Today was probably just another bad day for me. After visiting one book shop to another I still had found nothing but coincidentally I found so many people I hadn’t seen for years, some people whose images had been wiped up from my faintest of memories. I met my primary school teacher that’s more than eighteen years back at time I hadn’t even hit the double figure of my age. Then I almost collided with one of my father’s friend who I hadn’t seen for almost twenty years. Now one will wonder do I really mean I recognized them and I should say yes I did. At the time when those images where carved into my memories I used to be sharp today I am only outwardly witty nothing close to sharp. In the crowded lanes of Bhotahity the whole city seemed to have come, is Kathmandu really so small was a question I was asking myself in my soliloquies. By the way if I close my eyes something else opens its eyes inside me, it is just another me, who keep whispering into my brain one thing after another. These soliloquies are the reasons why I have not been able to find a god inside me.
I really struggled to come out of my burial.
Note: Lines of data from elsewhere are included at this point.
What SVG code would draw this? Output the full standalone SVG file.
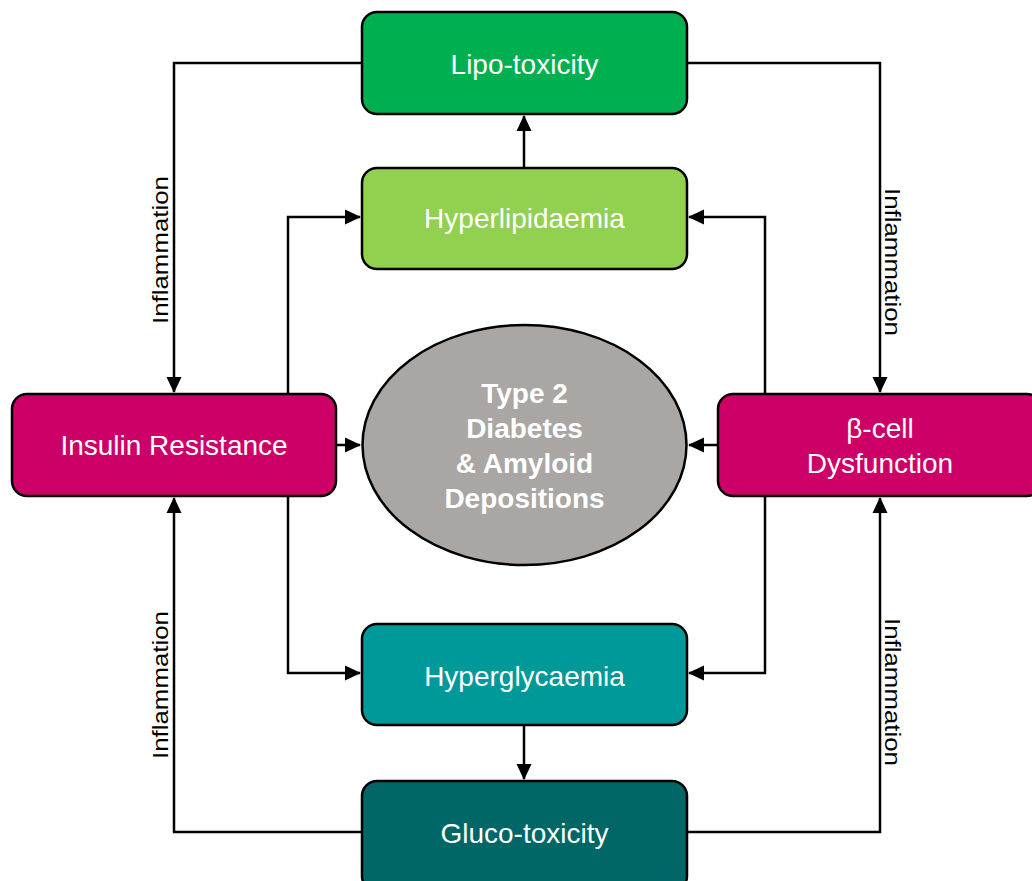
<svg xmlns="http://www.w3.org/2000/svg" width="1032" height="881" viewBox="0 0 1032 881">
<style>
.box{stroke:#000;stroke-width:2.5}
.lbl{font-family:"Liberation Sans",Arial,sans-serif;font-size:28px;fill:#fff;text-anchor:middle}
.big{font-family:"Liberation Sans",Arial,sans-serif;font-size:28px;font-weight:bold;fill:#fff;text-anchor:middle}
.inf{font-family:"Liberation Sans",Arial,sans-serif;font-size:22px;fill:#000;text-anchor:middle}
.ln{fill:none;stroke:#000;stroke-width:2.5}
</style>
<defs>
<marker id="arr" markerUnits="userSpaceOnUse" markerWidth="16" markerHeight="16" viewBox="0 0 16 16" refX="15" refY="8" orient="auto">
<path d="M0,0.5 L16,8 L0,15.5 Z" fill="#000"/>
</marker>
</defs>
<rect width="1032" height="881" fill="#fff"/>
<g id="connectors">
<polyline class="ln" points="362,63 174,63 174,392" marker-end="url(#arr)"/>
<polyline class="ln" points="687,63 880,63 880,392" marker-end="url(#arr)"/>
<polyline class="ln" points="362,832 174,832 174,498" marker-end="url(#arr)"/>
<polyline class="ln" points="687,832 880,832 880,498" marker-end="url(#arr)"/>
<line class="ln" x1="524" y1="168" x2="524" y2="116" marker-end="url(#arr)"/>
<line class="ln" x1="524" y1="725" x2="524" y2="779" marker-end="url(#arr)"/>
<polyline class="ln" points="288,394 288,217 360,217" marker-end="url(#arr)"/>
<polyline class="ln" points="288,496 288,673 360,673" marker-end="url(#arr)"/>
<polyline class="ln" points="765,394 765,217 689,217" marker-end="url(#arr)"/>
<polyline class="ln" points="765,496 765,673 689,673" marker-end="url(#arr)"/>
<line class="ln" x1="336" y1="445" x2="360" y2="445" marker-end="url(#arr)"/>
<line class="ln" x1="718" y1="445" x2="689" y2="445" marker-end="url(#arr)"/>
<text class="inf" transform="translate(168,250) rotate(-90)" textLength="148" lengthAdjust="spacingAndGlyphs">Inflammation</text>
<text class="inf" transform="translate(168,685) rotate(-90)" textLength="148" lengthAdjust="spacingAndGlyphs">Inflammation</text>
<text class="inf" transform="translate(885,262) rotate(90)" textLength="148" lengthAdjust="spacingAndGlyphs">Inflammation</text>
<text class="inf" transform="translate(885,692) rotate(90)" textLength="148" lengthAdjust="spacingAndGlyphs">Inflammation</text>
</g>
<g id="lipo">
<rect class="box" x="362" y="12" width="325" height="102" rx="15" fill="#00B050"/>
<text class="lbl" x="524.5" y="74">Lipo-toxicity</text>
</g>
<g id="hyperlipid">
<rect class="box" x="362" y="168" width="325" height="101" rx="15" fill="#92D050"/>
<text class="lbl" x="524.5" y="228">Hyperlipidaemia</text>
</g>
<g id="insulin">
<rect class="box" x="12" y="394" width="324" height="102" rx="15" fill="#CC0066"/>
<text class="lbl" x="174" y="455">Insulin Resistance</text>
</g>
<g id="betacell">
<rect class="box" x="718" y="394" width="324" height="102" rx="15" fill="#CC0066"/>
<text class="lbl" x="880" y="438">β-cell</text>
<text class="lbl" x="880" y="473">Dysfunction</text>
</g>
<g id="t2d">
<ellipse class="box" cx="524.5" cy="445" rx="162" ry="120" fill="#A9A6A4"/>
<text class="big" x="524.5" y="403">Type 2</text>
<text class="big" x="524.5" y="438">Diabetes</text>
<text class="big" x="524.5" y="473">&amp; Amyloid</text>
<text class="big" x="524.5" y="508">Depositions</text>
</g>
<g id="hyperglyc">
<rect class="box" x="362" y="624" width="325" height="101" rx="15" fill="#009999"/>
<text class="lbl" x="524.5" y="686">Hyperglycaemia</text>
</g>
<g id="gluco">
<rect class="box" x="362" y="781" width="325" height="110" rx="15" fill="#006666"/>
<text class="lbl" x="524.5" y="843">Gluco-toxicity</text>
</g>
</svg>
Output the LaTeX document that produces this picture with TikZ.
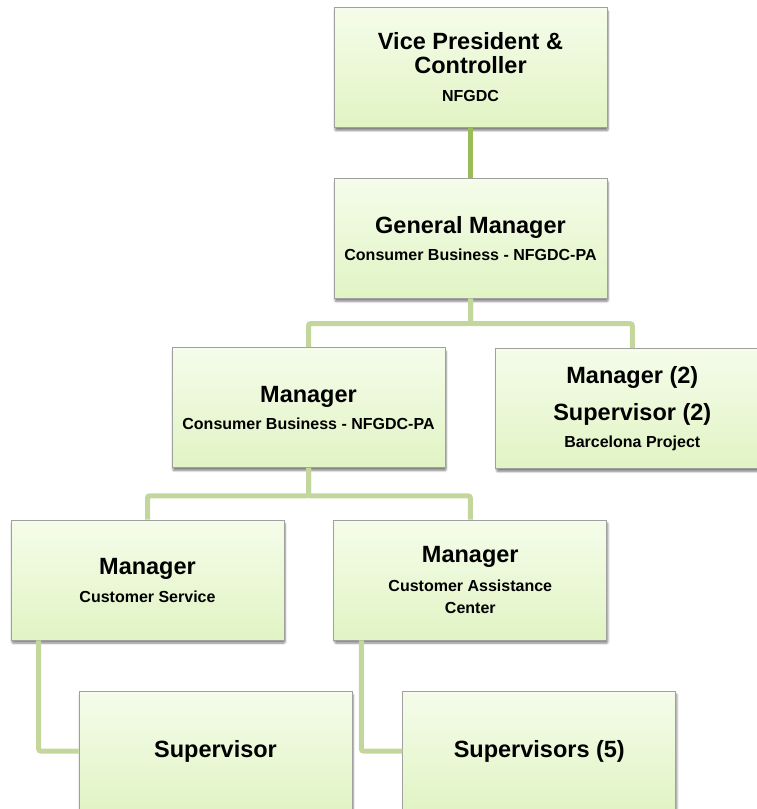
\documentclass[tikz,border=0pt]{standalone}
\usepackage{fontspec}
\setmainfont{Liberation Sans}
\usepackage{tikz}
\usetikzlibrary{positioning,shadows,shadows.blur}

\definecolor{boxtop}{HTML}{F5FCEA}
\definecolor{boxbot}{HTML}{E1F4C4}
\definecolor{boxline}{HTML}{A0A0A0}
\definecolor{linkgreen}{HTML}{C3D69B}
\definecolor{topgreen}{HTML}{9BBB59}

\newcommand{\orgheadfont}{\fontsize{23.5}{20}\selectfont}
\newcommand{\orgunitfont}{\fontsize{16}{20}\selectfont}

\begin{document}
\begin{tikzpicture}[x=1pt,y=-1pt,
    orgbox/.style={draw=boxline,line width=0.8pt,rectangle,
      top color=boxtop,bottom color=boxbot,
      minimum width=273pt,minimum height=120pt,inner sep=0pt,
      align=center,font=\bfseries\fontsize{16}{20}\selectfont,
      blur shadow={shadow xshift=1pt,shadow yshift=-3pt,
        shadow blur steps=6,shadow blur extra rounding=1pt,shadow opacity=50}},
    link/.style={draw=linkgreen,line width=5pt,rounded corners=2pt},
    toplink/.style={link,draw=topgreen}]
  \clip (0,0) rectangle (757,809);

  % top of the chart
  \node[orgbox] (vp) at (470.5,67.5)
    {\orgheadfont Vice President \&\\[4pt]\orgheadfont Controller\\[8pt]\orgunitfont NFGDC};
  \node[orgbox,below=50pt of vp] (gm)
    {\orgheadfont General Manager\\[7pt]\orgunitfont Consumer Business - NFGDC-PA};

  % second row
  \node[orgbox] (mgr) at (308.5,407.5)
    {\orgheadfont Manager\\[7pt]\orgunitfont Consumer Business - NFGDC-PA};
  \node[orgbox,right=50pt of mgr,yshift=-1pt] (bcn)
    {\orgheadfont Manager (2)\\[14pt]\orgheadfont Supervisor (2)\\[7pt]\orgunitfont Barcelona Project};

  % third row
  \node[orgbox] (mcs) at (147.5,580)
    {\orgheadfont Manager\\[8pt]\orgunitfont Customer Service};
  \node[orgbox,right=49pt of mcs] (mcac)
    {\orgheadfont Manager\\[9pt]\orgunitfont Customer Assistance\\[2pt]\orgunitfont Center};

  % supervisors
  \node[orgbox] (sup) at (215.5,751) {\orgheadfont Supervisor};
  \node[orgbox,right=50pt of sup] (sups) {\orgheadfont Supervisors (5)};

  \draw[toplink] (vp) -- (gm);
  \draw[link] (gm.south) -- ++(0,25) -| (mgr.north);
  \draw[link] (gm.south) -- ++(0,25) -| (bcn.north);
  \draw[link] (mgr.south) -- ++(0,28) -| (mcs.north);
  \draw[link] (mgr.south) -- ++(0,28) -| (mcac.north);
  \draw[link] ([xshift=28pt]mcs.south west) |- (sup.west);
  \draw[link] ([xshift=28pt]mcac.south west) |- (sups.west);
\end{tikzpicture}
\end{document}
I was buried in works and before I could complete one another work will arrive. If one had to breathe voluntarily I would have died finding no time to breathe. I was thirsty as I walked the littered roads, my mouth parched. There was no water in office today because both the peons were absent. I measured the roads between Thamel to Shahid-Gate in vain. Many book sellers didn’t know what Quantitative Techniques really was. To be true even I didn’t know till few days back, I didn’t know statistics was called Quantitative techniques. When the teacher brought the subject before class, and discussed its role in decision making I was puzzled how could decision be quantified? And now I know it. It is not actually quantifying decision but aiding the making of proper and effective decision. Luckily I am not ashamed of my ignorance and that is why I enjoy the Eureka moments. The transition between complex problems to easy solutions is such a wonderful experience. Problems are problems until we find a solution, (what a silly statement it seems to be but that’s it). Complexity are properties of things, events etc. until a way-out has been found. Possibly simplicity is the fundamental property of every thing, may be we just need to discover it. The ‘Eureka’ moments cherishes us.
I almost ran out of the break time as I wasted all the time running helplessly from one book store to next. I cannot afford staying hungry, my hunger for knowledge would never be satiated with a burger but without a burger I will not be able to stay alive to enjoy the hunger for knowledge. Unfortunately this hunger for Quantitative Analysis is an induced one not a genuine one. Hopefully I will find it somewhere else.